(Plotting code records)
* * *

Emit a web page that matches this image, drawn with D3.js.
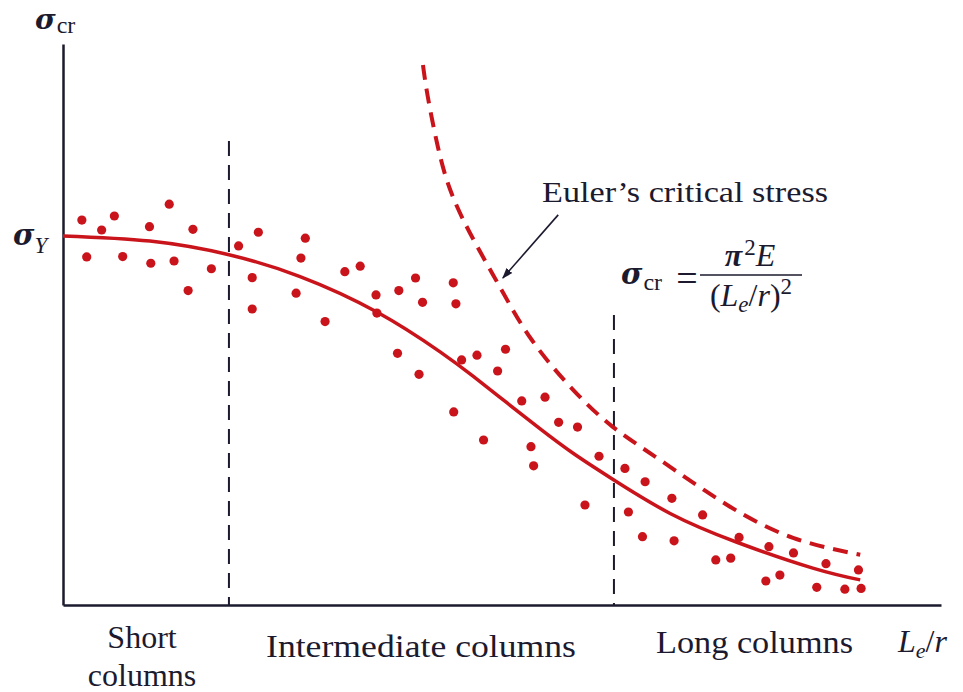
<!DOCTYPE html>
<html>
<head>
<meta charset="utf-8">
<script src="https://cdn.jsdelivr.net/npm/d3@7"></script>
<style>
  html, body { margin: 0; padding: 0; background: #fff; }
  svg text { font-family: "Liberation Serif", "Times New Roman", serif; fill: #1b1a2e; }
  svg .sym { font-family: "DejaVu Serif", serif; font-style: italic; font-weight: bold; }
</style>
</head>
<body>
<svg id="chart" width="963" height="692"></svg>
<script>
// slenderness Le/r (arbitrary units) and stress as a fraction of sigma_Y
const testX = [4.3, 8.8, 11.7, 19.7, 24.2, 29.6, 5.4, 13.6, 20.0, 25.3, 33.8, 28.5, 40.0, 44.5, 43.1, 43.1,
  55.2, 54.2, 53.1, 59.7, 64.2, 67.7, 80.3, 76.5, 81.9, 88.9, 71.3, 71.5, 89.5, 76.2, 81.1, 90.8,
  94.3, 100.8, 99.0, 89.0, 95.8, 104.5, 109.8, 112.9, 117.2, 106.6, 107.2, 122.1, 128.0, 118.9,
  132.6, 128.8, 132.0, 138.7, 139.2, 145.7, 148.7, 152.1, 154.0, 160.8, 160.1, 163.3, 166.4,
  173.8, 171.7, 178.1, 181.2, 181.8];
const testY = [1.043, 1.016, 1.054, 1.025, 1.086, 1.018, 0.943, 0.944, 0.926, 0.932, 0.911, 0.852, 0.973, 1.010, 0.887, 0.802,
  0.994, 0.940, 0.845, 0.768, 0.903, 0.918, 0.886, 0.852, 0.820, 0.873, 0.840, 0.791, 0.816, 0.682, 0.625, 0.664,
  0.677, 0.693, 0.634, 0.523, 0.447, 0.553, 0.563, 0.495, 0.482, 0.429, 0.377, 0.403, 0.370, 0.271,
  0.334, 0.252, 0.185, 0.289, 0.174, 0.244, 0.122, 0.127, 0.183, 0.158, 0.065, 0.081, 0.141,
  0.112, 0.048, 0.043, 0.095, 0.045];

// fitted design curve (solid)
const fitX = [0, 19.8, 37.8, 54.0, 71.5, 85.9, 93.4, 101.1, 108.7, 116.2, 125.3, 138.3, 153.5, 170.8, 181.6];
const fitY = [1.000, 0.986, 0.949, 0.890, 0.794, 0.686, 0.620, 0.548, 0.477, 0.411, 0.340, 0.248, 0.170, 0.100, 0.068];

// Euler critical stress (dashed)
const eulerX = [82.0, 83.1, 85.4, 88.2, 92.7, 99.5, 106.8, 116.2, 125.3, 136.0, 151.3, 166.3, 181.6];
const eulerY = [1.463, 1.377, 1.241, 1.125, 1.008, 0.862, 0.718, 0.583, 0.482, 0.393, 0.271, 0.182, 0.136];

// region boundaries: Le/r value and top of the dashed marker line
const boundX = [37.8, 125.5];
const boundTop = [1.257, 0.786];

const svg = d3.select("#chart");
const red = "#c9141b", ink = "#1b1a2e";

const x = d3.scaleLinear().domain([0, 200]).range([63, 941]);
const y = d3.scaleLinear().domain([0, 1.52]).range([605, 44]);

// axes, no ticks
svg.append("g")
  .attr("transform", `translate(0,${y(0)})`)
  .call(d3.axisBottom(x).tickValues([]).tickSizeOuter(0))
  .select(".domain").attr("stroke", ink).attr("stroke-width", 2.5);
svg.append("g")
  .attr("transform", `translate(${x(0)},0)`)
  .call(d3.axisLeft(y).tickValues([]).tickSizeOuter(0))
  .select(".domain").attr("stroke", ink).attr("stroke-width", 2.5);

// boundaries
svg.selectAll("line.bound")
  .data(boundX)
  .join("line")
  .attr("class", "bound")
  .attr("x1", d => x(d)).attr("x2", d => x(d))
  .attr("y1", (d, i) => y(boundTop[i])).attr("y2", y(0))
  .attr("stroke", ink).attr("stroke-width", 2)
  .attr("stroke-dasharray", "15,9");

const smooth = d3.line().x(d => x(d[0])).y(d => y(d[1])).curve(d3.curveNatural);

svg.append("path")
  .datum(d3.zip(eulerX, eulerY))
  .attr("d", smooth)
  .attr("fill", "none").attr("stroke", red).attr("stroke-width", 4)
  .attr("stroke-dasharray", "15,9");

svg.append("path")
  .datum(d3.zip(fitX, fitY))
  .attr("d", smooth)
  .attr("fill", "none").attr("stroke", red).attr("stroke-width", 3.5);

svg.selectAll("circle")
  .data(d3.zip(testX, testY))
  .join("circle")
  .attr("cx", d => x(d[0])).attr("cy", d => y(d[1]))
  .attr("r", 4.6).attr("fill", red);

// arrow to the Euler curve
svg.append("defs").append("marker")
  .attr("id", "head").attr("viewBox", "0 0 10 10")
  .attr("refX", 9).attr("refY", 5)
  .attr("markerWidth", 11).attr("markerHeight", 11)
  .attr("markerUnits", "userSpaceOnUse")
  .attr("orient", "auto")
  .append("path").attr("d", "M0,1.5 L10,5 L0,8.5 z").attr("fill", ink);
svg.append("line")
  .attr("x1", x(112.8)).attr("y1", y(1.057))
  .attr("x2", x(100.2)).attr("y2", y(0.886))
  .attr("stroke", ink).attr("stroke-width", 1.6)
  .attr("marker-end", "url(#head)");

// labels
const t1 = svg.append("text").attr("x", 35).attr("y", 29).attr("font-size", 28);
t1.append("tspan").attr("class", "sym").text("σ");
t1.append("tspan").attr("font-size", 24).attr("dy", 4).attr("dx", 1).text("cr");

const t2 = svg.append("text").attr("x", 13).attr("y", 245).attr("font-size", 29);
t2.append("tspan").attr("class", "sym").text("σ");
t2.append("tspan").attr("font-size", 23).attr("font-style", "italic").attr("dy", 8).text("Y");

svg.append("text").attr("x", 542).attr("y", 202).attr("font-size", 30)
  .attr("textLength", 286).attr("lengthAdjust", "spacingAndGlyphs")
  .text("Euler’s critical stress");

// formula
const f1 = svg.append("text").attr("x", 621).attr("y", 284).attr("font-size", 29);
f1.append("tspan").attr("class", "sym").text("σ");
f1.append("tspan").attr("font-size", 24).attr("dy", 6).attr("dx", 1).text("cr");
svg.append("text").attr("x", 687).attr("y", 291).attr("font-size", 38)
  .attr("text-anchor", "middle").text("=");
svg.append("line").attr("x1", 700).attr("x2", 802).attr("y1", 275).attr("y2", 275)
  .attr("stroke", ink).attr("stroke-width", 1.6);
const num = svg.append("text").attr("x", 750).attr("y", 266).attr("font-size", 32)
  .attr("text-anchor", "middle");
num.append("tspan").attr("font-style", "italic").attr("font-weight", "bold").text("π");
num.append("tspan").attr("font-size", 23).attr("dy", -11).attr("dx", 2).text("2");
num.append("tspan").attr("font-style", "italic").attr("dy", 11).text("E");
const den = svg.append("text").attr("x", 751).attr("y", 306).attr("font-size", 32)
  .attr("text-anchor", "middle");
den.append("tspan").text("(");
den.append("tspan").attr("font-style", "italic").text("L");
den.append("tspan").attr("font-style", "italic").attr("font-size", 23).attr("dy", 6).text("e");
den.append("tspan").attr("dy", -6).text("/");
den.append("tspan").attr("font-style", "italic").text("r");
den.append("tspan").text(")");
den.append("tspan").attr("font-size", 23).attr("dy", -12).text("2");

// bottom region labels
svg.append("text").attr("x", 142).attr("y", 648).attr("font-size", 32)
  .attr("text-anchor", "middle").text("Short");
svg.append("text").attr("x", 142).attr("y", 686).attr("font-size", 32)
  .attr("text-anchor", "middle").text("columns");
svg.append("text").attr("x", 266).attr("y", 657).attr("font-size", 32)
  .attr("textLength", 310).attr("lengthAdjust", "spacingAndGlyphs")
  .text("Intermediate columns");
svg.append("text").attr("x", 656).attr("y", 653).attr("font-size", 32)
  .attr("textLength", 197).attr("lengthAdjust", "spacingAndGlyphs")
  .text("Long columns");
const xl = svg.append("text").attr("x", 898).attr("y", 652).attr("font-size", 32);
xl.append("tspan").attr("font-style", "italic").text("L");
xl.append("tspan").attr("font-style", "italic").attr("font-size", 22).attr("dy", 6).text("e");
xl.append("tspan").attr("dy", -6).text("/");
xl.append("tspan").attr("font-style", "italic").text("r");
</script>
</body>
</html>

* * *

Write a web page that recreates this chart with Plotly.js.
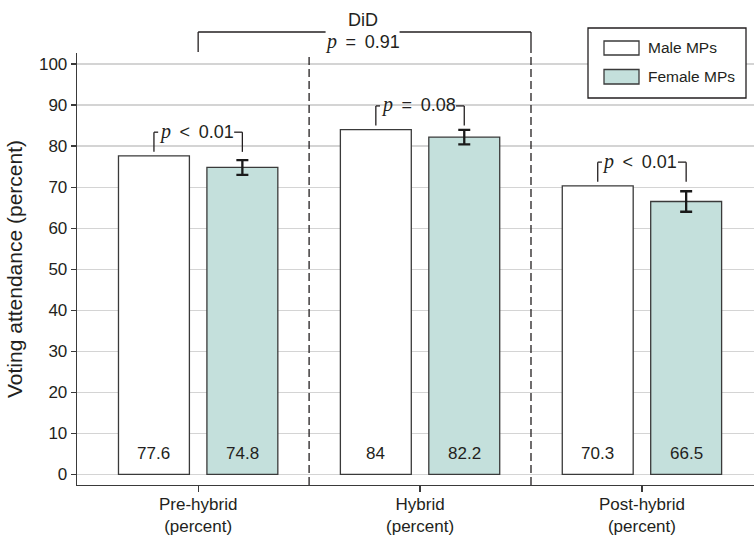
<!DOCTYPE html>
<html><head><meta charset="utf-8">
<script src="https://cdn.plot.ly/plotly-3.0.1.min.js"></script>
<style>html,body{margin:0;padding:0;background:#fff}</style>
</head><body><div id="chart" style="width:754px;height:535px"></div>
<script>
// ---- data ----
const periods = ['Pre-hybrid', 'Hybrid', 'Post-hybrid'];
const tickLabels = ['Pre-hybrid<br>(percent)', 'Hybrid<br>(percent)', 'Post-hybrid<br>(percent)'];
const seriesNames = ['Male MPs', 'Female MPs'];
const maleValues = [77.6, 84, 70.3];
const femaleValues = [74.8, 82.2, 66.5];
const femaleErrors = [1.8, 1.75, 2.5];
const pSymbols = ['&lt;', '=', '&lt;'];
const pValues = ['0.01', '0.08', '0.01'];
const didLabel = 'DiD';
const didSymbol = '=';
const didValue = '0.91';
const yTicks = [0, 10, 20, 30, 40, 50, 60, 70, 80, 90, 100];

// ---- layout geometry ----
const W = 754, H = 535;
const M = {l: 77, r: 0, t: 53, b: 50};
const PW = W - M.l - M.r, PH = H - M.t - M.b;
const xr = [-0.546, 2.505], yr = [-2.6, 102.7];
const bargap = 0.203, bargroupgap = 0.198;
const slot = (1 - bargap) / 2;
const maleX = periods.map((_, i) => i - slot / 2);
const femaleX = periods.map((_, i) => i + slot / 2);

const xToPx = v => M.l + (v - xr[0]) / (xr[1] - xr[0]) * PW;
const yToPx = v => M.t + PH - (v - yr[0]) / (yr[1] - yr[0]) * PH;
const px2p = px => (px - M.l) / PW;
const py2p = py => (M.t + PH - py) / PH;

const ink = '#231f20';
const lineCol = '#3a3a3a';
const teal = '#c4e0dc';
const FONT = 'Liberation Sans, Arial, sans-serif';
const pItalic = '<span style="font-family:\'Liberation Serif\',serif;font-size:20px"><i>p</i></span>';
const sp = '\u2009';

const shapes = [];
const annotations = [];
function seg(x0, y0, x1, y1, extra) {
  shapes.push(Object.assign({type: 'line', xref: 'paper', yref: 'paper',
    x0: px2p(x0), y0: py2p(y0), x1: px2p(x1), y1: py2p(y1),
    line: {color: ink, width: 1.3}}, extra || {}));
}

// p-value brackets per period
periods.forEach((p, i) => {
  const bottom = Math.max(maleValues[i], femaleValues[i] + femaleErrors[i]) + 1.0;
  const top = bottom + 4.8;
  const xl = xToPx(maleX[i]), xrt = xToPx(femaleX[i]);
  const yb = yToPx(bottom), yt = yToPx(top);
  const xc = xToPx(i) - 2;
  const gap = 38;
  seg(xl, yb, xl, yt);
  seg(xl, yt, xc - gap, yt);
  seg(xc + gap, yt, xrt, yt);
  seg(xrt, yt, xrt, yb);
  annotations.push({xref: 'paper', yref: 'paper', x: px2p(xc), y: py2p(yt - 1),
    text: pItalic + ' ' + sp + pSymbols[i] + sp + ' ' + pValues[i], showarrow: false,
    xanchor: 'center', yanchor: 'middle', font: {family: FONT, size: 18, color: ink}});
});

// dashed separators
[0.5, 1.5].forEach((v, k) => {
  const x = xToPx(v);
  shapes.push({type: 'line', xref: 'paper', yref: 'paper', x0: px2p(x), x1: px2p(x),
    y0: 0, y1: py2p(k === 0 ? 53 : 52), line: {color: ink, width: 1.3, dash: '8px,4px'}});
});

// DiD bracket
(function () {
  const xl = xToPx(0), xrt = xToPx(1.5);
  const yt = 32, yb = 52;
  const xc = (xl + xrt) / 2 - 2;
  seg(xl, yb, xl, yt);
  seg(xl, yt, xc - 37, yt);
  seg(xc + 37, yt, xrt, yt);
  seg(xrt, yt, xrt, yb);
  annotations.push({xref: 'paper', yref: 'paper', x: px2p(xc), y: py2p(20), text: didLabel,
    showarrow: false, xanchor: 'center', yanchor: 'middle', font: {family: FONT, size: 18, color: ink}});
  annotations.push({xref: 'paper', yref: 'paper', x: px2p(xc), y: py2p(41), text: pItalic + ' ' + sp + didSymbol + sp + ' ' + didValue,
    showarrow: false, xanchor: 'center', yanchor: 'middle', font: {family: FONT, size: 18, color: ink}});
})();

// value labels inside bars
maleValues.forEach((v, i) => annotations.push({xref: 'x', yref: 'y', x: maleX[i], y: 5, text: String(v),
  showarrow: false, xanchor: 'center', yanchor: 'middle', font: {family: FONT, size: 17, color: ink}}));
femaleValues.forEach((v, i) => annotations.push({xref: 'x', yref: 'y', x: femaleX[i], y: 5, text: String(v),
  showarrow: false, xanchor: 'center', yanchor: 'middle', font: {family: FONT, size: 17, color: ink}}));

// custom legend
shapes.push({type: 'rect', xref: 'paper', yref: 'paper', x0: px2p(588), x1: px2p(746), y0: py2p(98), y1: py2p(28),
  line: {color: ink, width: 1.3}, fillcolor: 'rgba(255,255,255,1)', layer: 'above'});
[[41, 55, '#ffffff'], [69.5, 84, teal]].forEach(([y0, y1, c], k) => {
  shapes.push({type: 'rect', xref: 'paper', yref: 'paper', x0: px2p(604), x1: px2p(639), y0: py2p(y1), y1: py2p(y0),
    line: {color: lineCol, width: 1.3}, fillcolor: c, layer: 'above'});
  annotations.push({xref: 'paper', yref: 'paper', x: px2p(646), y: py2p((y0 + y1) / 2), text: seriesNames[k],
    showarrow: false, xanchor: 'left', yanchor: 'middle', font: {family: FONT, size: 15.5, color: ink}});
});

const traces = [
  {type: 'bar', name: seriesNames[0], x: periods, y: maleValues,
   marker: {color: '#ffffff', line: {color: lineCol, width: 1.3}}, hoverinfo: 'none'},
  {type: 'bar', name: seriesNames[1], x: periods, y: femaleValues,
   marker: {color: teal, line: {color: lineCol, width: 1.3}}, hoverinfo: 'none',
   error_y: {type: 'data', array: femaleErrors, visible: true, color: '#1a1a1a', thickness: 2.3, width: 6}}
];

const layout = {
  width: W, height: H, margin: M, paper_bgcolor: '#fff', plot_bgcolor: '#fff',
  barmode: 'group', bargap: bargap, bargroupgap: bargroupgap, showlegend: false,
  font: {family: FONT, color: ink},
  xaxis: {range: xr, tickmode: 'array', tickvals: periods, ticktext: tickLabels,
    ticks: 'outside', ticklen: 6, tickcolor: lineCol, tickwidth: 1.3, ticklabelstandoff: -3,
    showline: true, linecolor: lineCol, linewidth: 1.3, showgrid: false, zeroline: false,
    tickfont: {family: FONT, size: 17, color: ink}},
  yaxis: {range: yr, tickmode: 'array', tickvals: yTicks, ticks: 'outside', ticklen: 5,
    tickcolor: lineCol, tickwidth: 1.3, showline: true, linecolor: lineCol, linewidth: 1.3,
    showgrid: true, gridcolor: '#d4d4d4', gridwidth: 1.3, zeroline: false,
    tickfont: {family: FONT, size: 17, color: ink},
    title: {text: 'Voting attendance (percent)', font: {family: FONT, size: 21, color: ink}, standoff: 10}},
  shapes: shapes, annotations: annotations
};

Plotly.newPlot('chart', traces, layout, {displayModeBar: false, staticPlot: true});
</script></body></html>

* * *

- **WHAT TO DO**
Begin at the line that has "Write a web", stop after the line that has "const femaleX = periods.map((_, i)", and reproduce every line between them exactly and nothing else. Pictures stay out of the copy.

- **FULL SOLUTION**
Write a web page that recreates this chart with Plotly.js.
<!DOCTYPE html>
<html><head><meta charset="utf-8">
<script src="https://cdn.plot.ly/plotly-3.0.1.min.js"></script>
<style>html,body{margin:0;padding:0;background:#fff}</style>
</head><body><div id="chart" style="width:754px;height:535px"></div>
<script>
// ---- data ----
const periods = ['Pre-hybrid', 'Hybrid', 'Post-hybrid'];
const tickLabels = ['Pre-hybrid<br>(percent)', 'Hybrid<br>(percent)', 'Post-hybrid<br>(percent)'];
const seriesNames = ['Male MPs', 'Female MPs'];
const maleValues = [77.6, 84, 70.3];
const femaleValues = [74.8, 82.2, 66.5];
const femaleErrors = [1.8, 1.75, 2.5];
const pSymbols = ['&lt;', '=', '&lt;'];
const pValues = ['0.01', '0.08', '0.01'];
const didLabel = 'DiD';
const didSymbol = '=';
const didValue = '0.91';
const yTicks = [0, 10, 20, 30, 40, 50, 60, 70, 80, 90, 100];

// ---- layout geometry ----
const W = 754, H = 535;
const M = {l: 77, r: 0, t: 53, b: 50};
const PW = W - M.l - M.r, PH = H - M.t - M.b;
const xr = [-0.546, 2.505], yr = [-2.6, 102.7];
const bargap = 0.203, bargroupgap = 0.198;
const slot = (1 - bargap) / 2;
const maleX = periods.map((_, i) => i - slot / 2);
const femaleX = periods.map((_, i) => i + slot / 2);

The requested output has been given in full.